When a bank detects cryptocurrency activity, the reaction isn’t about a bias against crypto — it’s about minimizing regulatory exposure and legal liability. Imagine this scenario: You’re HODLing Bitcoin that has passed through a wallet flagged as belonging to ISIS. You had no idea, and perhaps the person you bought it from didn’t either. But that Bitcoin’s history is now tied to illicit activity. From a compliance perspective, this presents a major problem. Regulators expect financial institutions to maintain strict oversight on funds flowing through their systems. Instead of trying to track every individual wallet that ever transacted with a blacklisted address, it’s far easier for regulators to clamp down at the source — the banks.

This is more than just a hypothetical concern — banks operate with extreme caution when it comes to regulatory risk. If an account exhibits repeated crypto transactions, it introduces an element of uncertainty. Is the customer buying crypto on a legitimate exchange? Are they inadvertently funneling funds through a tainted wallet? Rather than take the chance, banks often choose the simplest solution: shut down the account and remove the risk altogether.

For individuals, this crackdown has had real consequences. Many crypto users — including myself — have been blindsided by sudden account freezes or closures, forcing us to scramble for alternatives. I personally had a bank account closed in the past due to crypto transactions, despite following all legal and compliance guidelines. This experience highlighted just how little control individuals have when financial institutions decide that crypto exposure is too risky. It was a wake-up call that even those who play by the rules can find themselves cut off from the banking system without warning.

With regulators tightening their grip and financial institutions unwilling to take unnecessary risks, crypto must adapt to regulatory realities or risk being sidelined or reshaped by mainstream finance. The solution isn’t to ban blockchain — it’s to evolve it into a system that aligns with regulatory frameworks while maintaining its efficiency. Governments and financial institutions are moving toward blockchain-based digital currencies with built-in compliance measures.

This shift will enable regulators to merge blockchain efficiency with KYC and AML safeguards, creating a system that works with traditional finance rather than against it. We’re already seeing this trend take shape with regulated and institutional-grade stablecoins as the bridge between blockchain technology and traditional finance.
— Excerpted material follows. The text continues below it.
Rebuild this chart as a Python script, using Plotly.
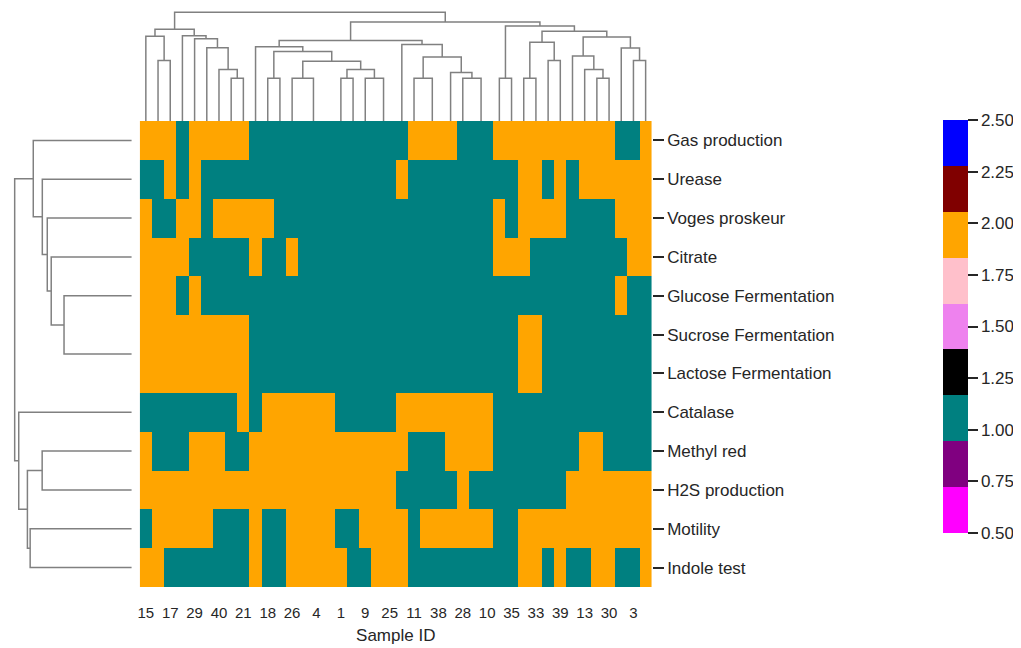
import numpy as np
import plotly.graph_objects as go

# ---------------- data (display order) ----------------
tests = ["Gas production", "Urease", "Voges proskeur", "Citrate",
         "Glucose Fermentation", "Sucrose Fermentation", "Lactose Fermentation",
         "Catalase", "Methyl red", "H2S production", "Motility", "Indole test"]

sample_ids = [15, 2, 17, 5, 29, 6, 40, 7, 21, 8, 18, 12, 26, 14, 4, 16, 1, 19, 9, 20, 25,
              22, 11, 23, 38, 24, 28, 27, 10, 31, 35, 32, 33, 34, 39, 36, 13, 37, 30, 41, 3, 42]

# 1 = teal, 2 = orange
gas_production = [2,2,2,1,2,2,2,2,2,1,1,1,1,1,1,1,1,1,1,1,1,1,2,2,2,2,1,1,1,2,2,2,2,2,2,2,2,2,2,1,1,2]
urease         = [1,1,2,1,2,1,1,1,1,1,1,1,1,1,1,1,1,1,1,1,1,2,1,1,1,1,1,1,1,1,1,2,2,1,2,1,2,2,2,2,2,2]
voges_proskeur = [2,1,1,2,2,1,2,2,2,2,2,1,1,1,1,1,1,1,1,1,1,1,1,1,1,1,1,1,1,2,1,2,2,2,2,1,1,1,1,2,2,2]
citrate        = [2,2,2,2,1,1,1,1,1,2,1,1,2,1,1,1,1,1,1,1,1,1,1,1,1,1,1,1,1,2,2,2,1,1,1,1,1,1,1,1,2,2]
glucose_ferm   = [2,2,2,1,2,1,1,1,1,1,1,1,1,1,1,1,1,1,1,1,1,1,1,1,1,1,1,1,1,1,1,1,1,1,1,1,1,1,1,2,1,1]
sucrose_ferm   = [2,2,2,2,2,2,2,2,2,1,1,1,1,1,1,1,1,1,1,1,1,1,1,1,1,1,1,1,1,1,1,2,2,1,1,1,1,1,1,1,1,1]
lactose_ferm   = [2,2,2,2,2,2,2,2,2,1,1,1,1,1,1,1,1,1,1,1,1,1,1,1,1,1,1,1,1,1,1,2,2,1,1,1,1,1,1,1,1,1]
catalase       = [1,1,1,1,1,1,1,1,2,1,2,2,2,2,2,2,1,1,1,1,1,2,2,2,2,2,2,2,2,1,1,1,1,1,1,1,1,1,1,1,1,1]
methyl_red     = [2,1,1,1,2,2,2,1,1,2,2,2,2,2,2,2,2,2,2,2,2,2,1,1,1,2,2,2,2,1,1,1,1,1,1,1,2,2,1,1,1,1]
h2s_production = [2,2,2,2,2,2,2,2,2,2,2,2,2,2,2,2,2,2,2,2,2,1,1,1,1,1,2,1,1,1,1,1,1,1,1,2,2,2,2,2,2,2]
motility       = [1,2,2,2,2,2,1,1,1,2,1,1,2,2,2,2,1,1,2,2,2,2,1,2,2,2,2,2,2,1,1,2,2,2,2,2,2,2,2,2,2,2]
indole_test    = [2,2,1,1,1,1,1,1,1,2,1,1,2,2,2,2,2,1,1,2,2,2,1,1,1,1,1,1,1,1,1,2,2,1,2,1,1,2,2,1,1,2]

values = [gas_production, urease, voges_proskeur, citrate, glucose_ferm, sucrose_ferm,
          lactose_ferm, catalase, methyl_red, h2s_production, motility, indole_test]

# cluster trees (topology; positions in display order)
col_tree = [[[0, [1, 2]], [3, [4, [5, [6, [7, 8]]]]]],
            [[[9, [[10, 11], [[12, [13, [14, 15]]], [[16, 17], [18, [19, 20]]]]]],
              [21, [[22, [23, 24]], [25, [26, [27, 28]]]]]],
             [[29, 30], [[[31, 32], [33, 34]], [[35, [36, [37, 38]]], [39, [40, 41]]]]]]]
row_tree = [[0, [1, [2, [3, [4, [5, 6]]]]]], [7, [[8, 9], [10, 11]]]]

palette = ["#ff00ff", "#800080", "#008080", "#000000", "#ee82ee",
           "#ffc0cb", "#ffa500", "#800000", "#0000ff"]
cbar_ticks = [0.5, 0.75, 1.0, 1.25, 1.5, 1.75, 2.0, 2.25, 2.5]

# ---------------- helpers ----------------
Z = np.array(values, dtype=float)


def leaves(t):
    return [t] if isinstance(t, int) else leaves(t[0]) + leaves(t[1])


def dendro(t, vecs, segs):
    """average-linkage (UPGMA) heights for a given topology"""
    if isinstance(t, int):
        return float(t), 0.0
    pa, ha = dendro(t[0], vecs, segs)
    pb, hb = dendro(t[1], vecs, segs)
    la, lb = leaves(t[0]), leaves(t[1])
    d = float(np.mean([np.linalg.norm(vecs[i] - vecs[j]) for i in la for j in lb]))
    if d > 0:
        segs.append(([pa, pa, pb, pb], [ha, d, d, hb]))
    return (pa + pb) / 2, d


def flatten(segs):
    xs, ys = [], []
    for sx, sy in segs:
        xs += sx + [None]
        ys += sy + [None]
    return xs, ys


col_segs, row_segs = [], []
_, col_top = dendro(col_tree, [Z[:, j] for j in range(Z.shape[1])], col_segs)
_, row_top = dendro(row_tree, [Z[i, :] for i in range(Z.shape[0])], row_segs)

# the page body has an 8px margin: figure is placed at (8, 8) in the window
OFF = 8
W, H = 1021 - OFF, 648 - OFF
fx = lambda p: min(1.0, max(0.0, (p - OFF) / W))
fy = lambda p: min(1.0, max(0.0, 1 - (p - OFF) / H))

hm_x = [fx(138), fx(651)]
hm_y = [fy(587), fy(121)]

n_c = len(palette)
cscale = []
for i, c in enumerate(palette):
    cscale.append([i / n_c, c])
    cscale.append([(i + 1) / n_c, c])

fig = go.Figure()

fig.add_trace(go.Heatmap(
    z=Z, x=list(range(Z.shape[1])), y=list(range(Z.shape[0])),
    zmin=0.5, zmax=2.5, colorscale=cscale, hoverongaps=False,
    colorbar=dict(
        thickness=25, thicknessmode="pixels", len=413, lenmode="pixels",
        x=fx(943), xanchor="left", y=fy(326.5), yanchor="middle",
        xpad=0, ypad=0, outlinewidth=0,
        tickvals=cbar_ticks, ticktext=[f"{v:.2f}" for v in cbar_ticks],
        ticks="outside", ticklen=10, tickwidth=1.8, tickcolor="#262626",
        tickfont=dict(size=17, color="#262626"),
    ),
    xaxis="x", yaxis="y",
))

cx, cy = flatten(col_segs)
fig.add_trace(go.Scatter(x=cx, y=cy, mode="lines", line=dict(color="#808080", width=1.5),
                         xaxis="x2", yaxis="y2", hoverinfo="skip", showlegend=False))
rx, ry = flatten(row_segs)
fig.add_trace(go.Scatter(x=ry, y=rx, mode="lines", line=dict(color="#808080", width=1.5),
                         xaxis="x3", yaxis="y3", hoverinfo="skip", showlegend=False))

hidden = dict(showgrid=False, zeroline=False, showticklabels=False, ticks="", showline=False)
font_family = "Liberation Sans, Arial, sans-serif"

fig.update_layout(
    width=W, height=H,
    margin=dict(l=0, r=0, t=0, b=0),
    paper_bgcolor="white", plot_bgcolor="white",
    font=dict(family=font_family, color="#262626"),
    showlegend=False,
    xaxis=dict(domain=hm_x, range=[-0.5, Z.shape[1] - 0.5],
               tickvals=list(range(0, Z.shape[1], 2)),
               ticktext=[str(sample_ids[i]) for i in range(0, Z.shape[1], 2)],
               ticks="outside", ticklen=12, tickcolor="rgba(0,0,0,0)",
               tickfont=dict(size=15, color="#262626"),
               showgrid=False, zeroline=False, showline=False,
               title=dict(text="Sample ID", font=dict(size=17, color="#262626"), standoff=9)),
    yaxis=dict(domain=hm_y, range=[Z.shape[0] - 0.5, -0.5], side="right",
               tickvals=list(range(Z.shape[0])), ticktext=tests,
               ticks="outside", ticklen=11, tickwidth=1.8, tickcolor="#262626",
               tickfont=dict(size=17, color="#262626"),
               showgrid=False, zeroline=False, showline=False),
    xaxis2=dict(domain=hm_x, range=[-0.5, Z.shape[1] - 0.5], anchor="y2", **hidden),
    yaxis2=dict(domain=[fy(121), fy(9)], range=[0, col_top * 1.03], anchor="x2", **hidden),
    xaxis3=dict(domain=[fx(8), fx(130)], range=[row_top * 1.04, 0], anchor="y3", **hidden),
    yaxis3=dict(domain=hm_y, range=[Z.shape[0] - 0.5, -0.5], anchor="x3", **hidden),
)

fig.write_html("out.html")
For crypto purists, this may sound like an attack on decentralization. But the reality is that large-scale financial adoption will only happen within a regulatory framework. The days of completely unregulated digital currencies are numbered — not because the technology is flawed, but because financial institutions will always default to the path of least risk.

The rules are shifting, and those who adapt will thrive. Where do you stand?